Soaring government debt means opportunities for outsourcers.
It used to be claimed that there were only two certainties in life; death and taxes. Based on recent government profligacy, and large dollops of quantitative easing we now have a third; public spending cuts.
Budget deficit levels are unsustainable and will have to be reduced. This can only be achieved by massive reductions in public expenditure. As with all major change programmes, there will be victims and there will be winners. Recent announcements from official sources suggest that the winners could include investors who get to grips with outsourcing, and its investment implications.
Outsourcing reduces costs
Outsourcing means an organisation identifying business activities which could be more efficiently undertaken by an external provider. The activities are then bundled into a contract with the provider for a number of years at an agreed price — usually substantially lower than the previous in-house cost.
Publicly quoted companies have been successfully undertaking outsourcing studies, and awarding contracts for at least fifteen years.
Outsourcing will boom in central government
To a certain extent, the public sector has also embraced the notion of outsourcing. High profile examples would include Serco (LSE: SRP), last year being awarded the contract to run new prisons in London and Liverpool in a deal worth £600 million, together with running parts of the Welfare to Work initiative for job seekers.
And of course anyone unfortunate enough to drive through central London is only too well aware of the fact that outsourcing giant Capita (LSE: CPI), and more recently IBM, manages the congestion charges.
But these are very much peripheral activities. An announcement from Essex County Council in December indicates how contracts may progress.
Based on their success in saving “billions of dollars” for the Canadian government, IBM was awarded an eight-year contract to review, manage and provide public services for Essex County Council. The reason is brutally simple; the Council could save 20% of its annual £1.2 billion budget within three years. In total, the deal could be worth up to £5.4 billion.
Playing politics
Cameron and Conservative party chairman Eric Pickles have made no secret of the fact that they are delighted with the initiative, and other Conservative authorities are following suit.
All this is no surprise from the Tories. However, Gerry Grimstone — chairman of Standard Life (LSE: SL) and Candover (LSE: CDI), and architect of 1980s privatisations — has been working for Gordon Brown and Alistair Darling looking at the possibilities of extending outsourcing into the very core of central government, privatising aspects such as HR, payroll and pensions, for example.
Admittedly, in this case, one objective is to establish and sell off public sector outsourcing and property companies, but the message is clear from both parties; government will shrink, and much of this will be achieved by outsourcing.
This is no cyclical trend.
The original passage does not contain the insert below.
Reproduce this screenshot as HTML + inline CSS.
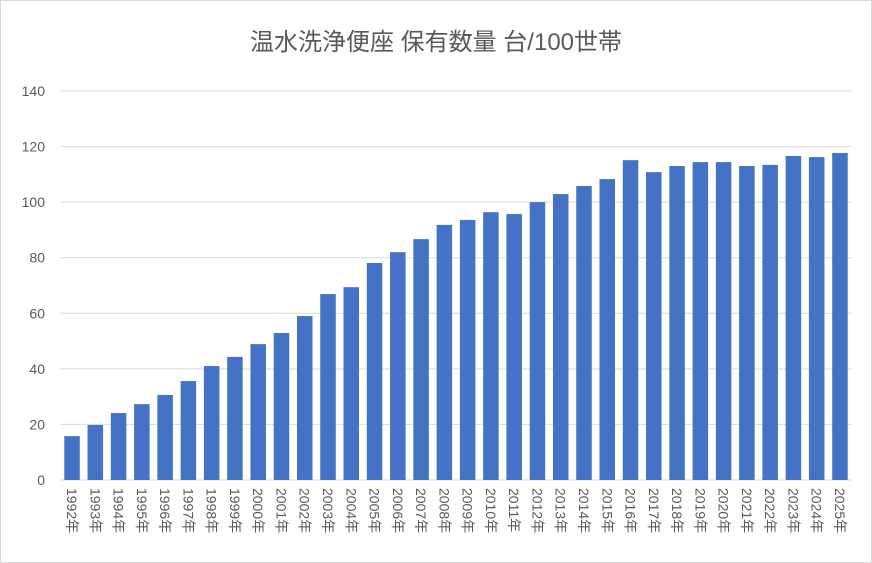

This is a secular change in the way government is managed and there are two FTSE 100 companies that are well positioned to exploit this market. As you would expect, neither is cheap, but both have delivered outstanding shareholder returns.
Capita
Capita is one of the leading outsourcing providers in the UK and is very active in the public sector. Despite losing the London congestion charging contract to IBM, 90% of its revenues are completely immune from weakness in the economy; a fact illustrated by the fact that organic growth was about 5% to 8% in 2009.
Capita released an upbeat interim management statement in November, where the company announced it was happy with 2009 forecasts and expected profit before tax to increase by over 10% in 2010.
Trading on a prospective P/E ratio of 19.8 and a forecast yield of 2.2%, the shares are not cheap, but the rating has eroded over the last nine months following the ‘dash to trash’. I reckon government contracts are going to dry up until the election and this may well mean some negative short-term news. Any associated weakness in the share price should be exploited with a buy.
Serco
Serco is one of the most consistent growth companies in the FTSE, doubling earnings from 2005 to 2009.
An impressive 90% of Serco’s business involves outsourcing for the public sector. The visibility this gives the management and investors is astonishing; 86% of 2010’s revenues are already in the bag and so are 72% of 2011’s.
What gives Serco added spice (and risk) is the major acquisition in 2008 of SI International. This gives it a foot hold in America, where outsourcing is less well developed, but where pressures on government spending are identical.
Like Capita, it sits on a lofty prospective P/E of 19, but it has a lower forecast yield of 1.1%.